▸ **What to work on**
All pictures are to be skipped; retype only the lines from the top of the entries through the line with "ax = fig.add_axes([174", both included.

▸ **Task data**

= = = =

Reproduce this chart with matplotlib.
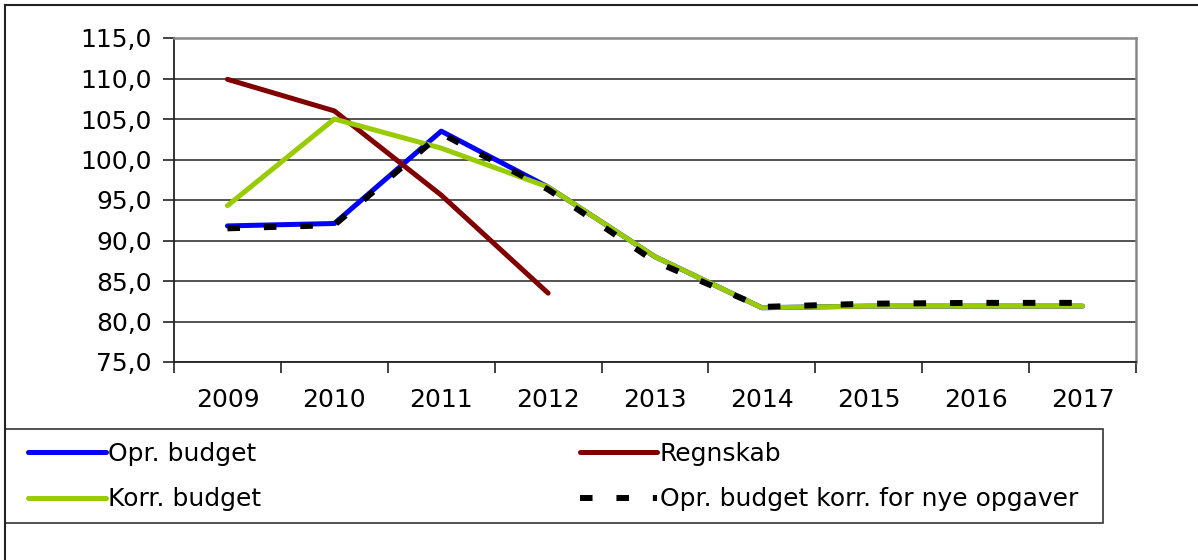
import matplotlib
matplotlib.use("Agg")
import matplotlib.pyplot as plt
from matplotlib.ticker import FuncFormatter, FixedLocator
from matplotlib.lines import Line2D
from matplotlib.patches import Rectangle

years = ["2009", "2010", "2011", "2012", "2013", "2014", "2015", "2016", "2017"]
opr_budget = [91.8, 92.1, 103.5, 96.6, 88.0, 81.7, 81.9, 81.9, 81.9]
regnskab = [109.9, 106.0, 95.6, 83.5]
korr_budget = [94.3, 105.0, 101.4, 96.6, 88.0, 81.7, 81.9, 81.9, 81.9]
opr_korr_nye = [91.5, 91.9, 103.2, 96.3, 87.4, 81.8, 82.2, 82.3, 82.3]

plt.rcParams["font.family"] = ["DejaVu Sans"]
plt.rcParams["font.size"] = 18

fig = plt.figure(figsize=(11.98, 5.6), dpi=100)
ax = fig.add_axes([174 / 1198, 1 - 362 / 560, (1136 - 174) / 1198, (362 - 38) / 560])

x = list(range(len(years)))
ax.plot(x, opr_budget, color="#0000FF", lw=3.6, solid_capstyle="round",
        solid_joinstyle="round", label="Opr. budget", zorder=3)
ax.plot(x[:len(regnskab)], regnskab, color="#800000", lw=3.6, solid_capstyle="round",
        solid_joinstyle="round", label="Regnskab", zorder=4)
ax.plot(x, korr_budget, color="#99CC00", lw=3.6, solid_capstyle="round",
        solid_joinstyle="round", label="Korr. budget", zorder=5)
ax.plot(x, opr_korr_nye, color="black", lw=4.3, dashes=(2.1, 4.0),
        dash_capstyle="butt", label="Opr. budget korr. for nye opgaver", zorder=6)

ax.set_xlim(-0.5, len(years) - 0.5)
ax.set_ylim(75, 115)
ax.set_yticks(range(75, 116, 5))
ax.yaxis.set_major_formatter(FuncFormatter(lambda v, p: f"{v:.1f}".replace(".", ",")))
ax.set_xticks(x)
ax.set_xticklabels(years)
ax.xaxis.set_minor_locator(FixedLocator([i - 0.5 for i in range(len(years) + 1)]))
ax.tick_params(axis="x", which="major", length=0, pad=19)
ax.tick_params(axis="x", which="minor", length=8, width=1.2, color="#222222")
ax.tick_params(axis="y", length=8, width=1.2, color="#222222", pad=8)

ax.grid(axis="y", color="#444444", lw=1.3)
ax.set_axisbelow(True)
for side in ["left", "bottom"]:
    ax.spines[side].set_color("#222222")
    ax.spines[side].set_linewidth(1.3)
for side in ["top", "right"]:
    ax.spines[side].set_color("#888888")
    ax.spines[side].set_linewidth(1.8)

# outer chart border (left and top visible)
fig.add_artist(Line2D([5 / 1198, 5 / 1198], [0, 1 - 5 / 560], transform=fig.transFigure,
                      color="#222222", lw=1.5))
fig.add_artist(Line2D([5 / 1198, 1], [1 - 5 / 560, 1 - 5 / 560], transform=fig.transFigure,
                      color="#222222", lw=1.5))

# legend box
fig.add_artist(Rectangle((5 / 1198, 1 - 523 / 560), 1098 / 1198, 94 / 560,
                         transform=fig.transFigure, fill=False, edgecolor="#333333", lw=1.2))

handles, labels = ax.get_legend_handles_labels()
order = [0, 2, 1, 3]
fig.legend([handles[i] for i in order], [labels[i] for i in order],
           loc="center left", bbox_to_anchor=(28 / 1198, 1 - 476.5 / 560),
           ncol=2, frameon=False, handlelength=3.1, handletextpad=0.1,
           columnspacing=12.75, labelspacing=0.87, borderpad=0, borderaxespad=0,
           fontsize=18)

fig.savefig("out.png", dpi=100)
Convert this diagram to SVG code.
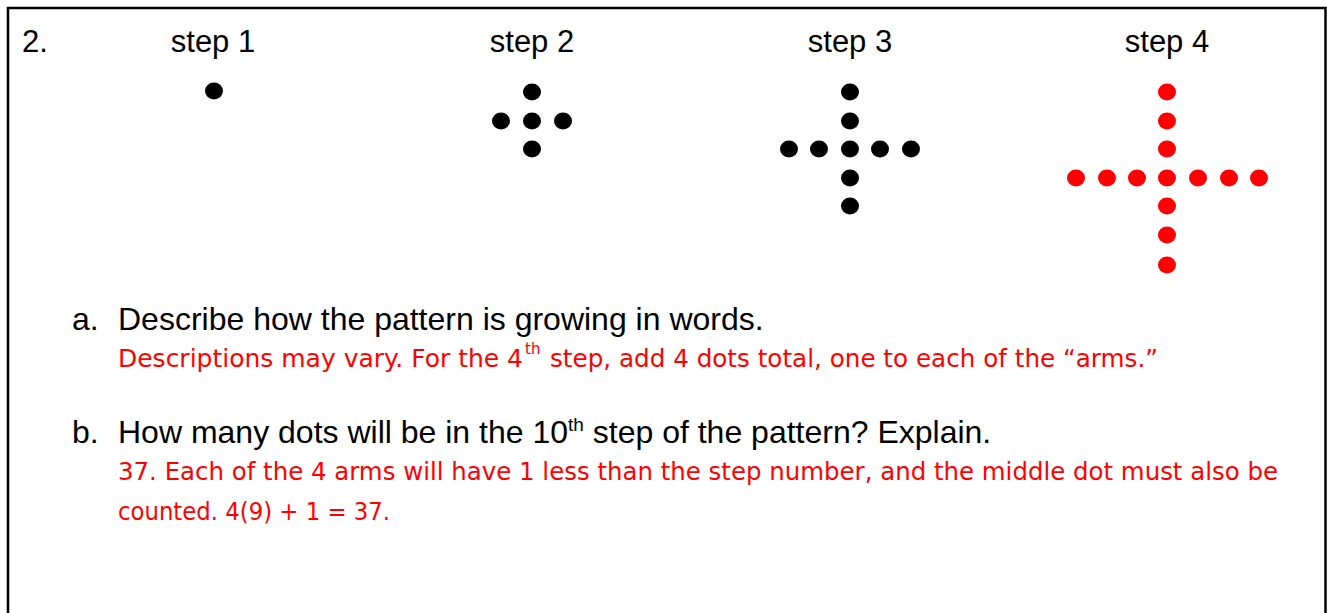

= = = =

▸ **Response**
Reproduce this chart with matplotlib.
import matplotlib
matplotlib.use("Agg")
import matplotlib.pyplot as plt
from matplotlib.ticker import FuncFormatter, FixedLocator
from matplotlib.lines import Line2D
from matplotlib.patches import Rectangle

years = ["2009", "2010", "2011", "2012", "2013", "2014", "2015", "2016", "2017"]
opr_budget = [91.8, 92.1, 103.5, 96.6, 88.0, 81.7, 81.9, 81.9, 81.9]
regnskab = [109.9, 106.0, 95.6, 83.5]
korr_budget = [94.3, 105.0, 101.4, 96.6, 88.0, 81.7, 81.9, 81.9, 81.9]
opr_korr_nye = [91.5, 91.9, 103.2, 96.3, 87.4, 81.8, 82.2, 82.3, 82.3]

plt.rcParams["font.family"] = ["DejaVu Sans"]
plt.rcParams["font.size"] = 18

fig = plt.figure(figsize=(11.98, 5.6), dpi=100)
ax = fig.add_axes([174 / 1198, 1 - 362 / 560, (1136 - 174) / 1198, (362 - 38) / 560])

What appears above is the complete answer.